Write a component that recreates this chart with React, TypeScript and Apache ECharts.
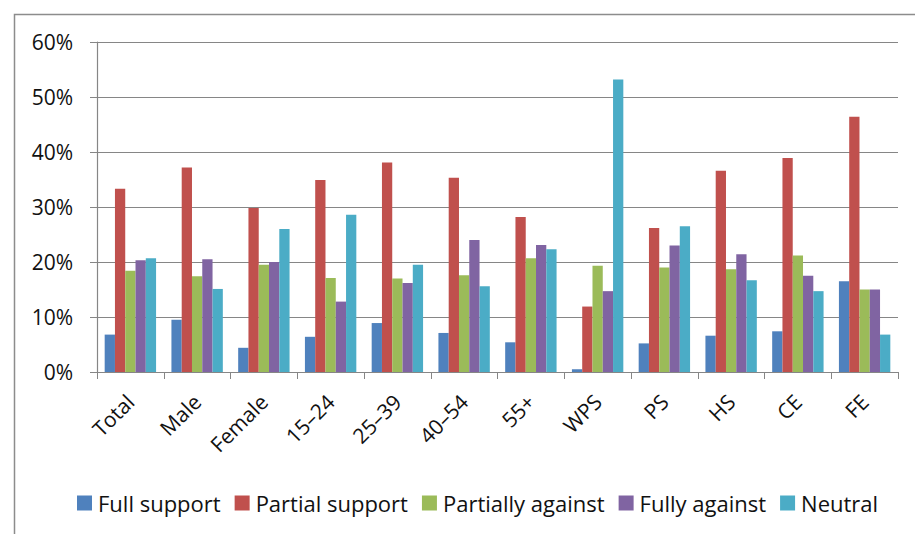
import React, { useEffect, useRef } from "react";
import * as echarts from "echarts";

const categories = ["Total", "Male", "Female", "15–24", "25–39", "40–54", "55+", "WPS", "PS", "HS", "CE", "FE"];
const fullSupport = [6.8, 9.5, 4.4, 6.4, 8.9, 7.1, 5.4, 0.5, 5.2, 6.6, 7.4, 16.5];
const partialSupport = [33.3, 37.2, 29.8, 34.9, 38.1, 35.3, 28.2, 11.9, 26.2, 36.6, 38.9, 46.4];
const partiallyAgainst = [18.4, 17.4, 19.5, 17.1, 17.0, 17.6, 20.7, 19.3, 19.0, 18.7, 21.2, 15.0];
const fullyAgainst = [20.3, 20.5, 20.0, 12.8, 16.2, 24.0, 23.1, 14.7, 23.0, 21.4, 17.5, 15.0];
const neutral = [20.7, 15.1, 26.0, 28.6, 19.5, 15.6, 22.3, 53.2, 26.5, 16.7, 14.7, 6.8];
const seriesNames = ["Full support", "Partial support", "Partially against", "Fully against", "Neutral"];
const colors = ["#4F81BD", "#C0504D", "#9BBB59", "#8064A2", "#4BACC6"];

export default function App() {
  const ref = useRef<HTMLDivElement>(null);
  useEffect(() => {
    if (!ref.current) return;
    const chart = echarts.init(ref.current, undefined, { renderer: "svg" });
    const data = [fullSupport, partialSupport, partiallyAgainst, fullyAgainst, neutral];
    const font = "'Open Sans', sans-serif";
    chart.setOption({
      animation: false,
      color: colors,
      textStyle: { fontFamily: font },
      grid: { left: 97, right: 17, top: 42, bottom: 162, containLabel: false },
      graphic: [
        {
          type: "polyline",
          shape: { points: [[14.5, 540], [14.5, 14.5], [920, 14.5]] },
          style: { stroke: "#8c8c8c", lineWidth: 1.5, fill: "none" },
          silent: true,
        },
      ],
      legend: {
        data: seriesNames,
        left: 72,
        top: 487,
        itemWidth: 15,
        itemHeight: 15,
        itemGap: 14,
        icon: "rect",
        textStyle: { fontSize: 22, color: "#111", fontFamily: font, padding: [0, 0, 0, 1] },
      },
      xAxis: {
        type: "category",
        data: categories,
        axisLine: { lineStyle: { color: "#868686", width: 1.2 } },
        axisTick: { show: true, length: 7, lineStyle: { color: "#868686" } },
        axisLabel: { rotate: 45, fontSize: 21, color: "#111", margin: 26, fontFamily: font, interval: 0 },
      },
      yAxis: {
        type: "value",
        min: 0,
        max: 60,
        interval: 10,
        axisLine: { show: true, lineStyle: { color: "#868686", width: 1.2 } },
        axisTick: { show: true, length: 7, lineStyle: { color: "#868686" } },
        splitLine: { lineStyle: { color: "#868686", width: 1.2 } },
        axisLabel: { formatter: "{value}%", fontSize: 21, color: "#111", margin: 24, fontFamily: font },
      },
      series: data.map((d, i) => ({
        name: seriesNames[i],
        type: "bar",
        data: d,
        barGap: "0%",
        barCategoryGap: "23%",
      })),
    });
    return () => chart.dispose();
  }, []);
  return <div ref={ref} style={{ position: "absolute", left: 0, top: 0, width: 915, height: 534 }} />;
}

************

### Given request
Begin at the first line of the data above and repeat each line exactly, stopping after the line containing "import * as". Omit the pictures.

### Solution to this problem
Write a component that recreates this chart with React, TypeScript and Apache ECharts.
import React, { useEffect, useRef } from "react";
import * as echarts from "echarts";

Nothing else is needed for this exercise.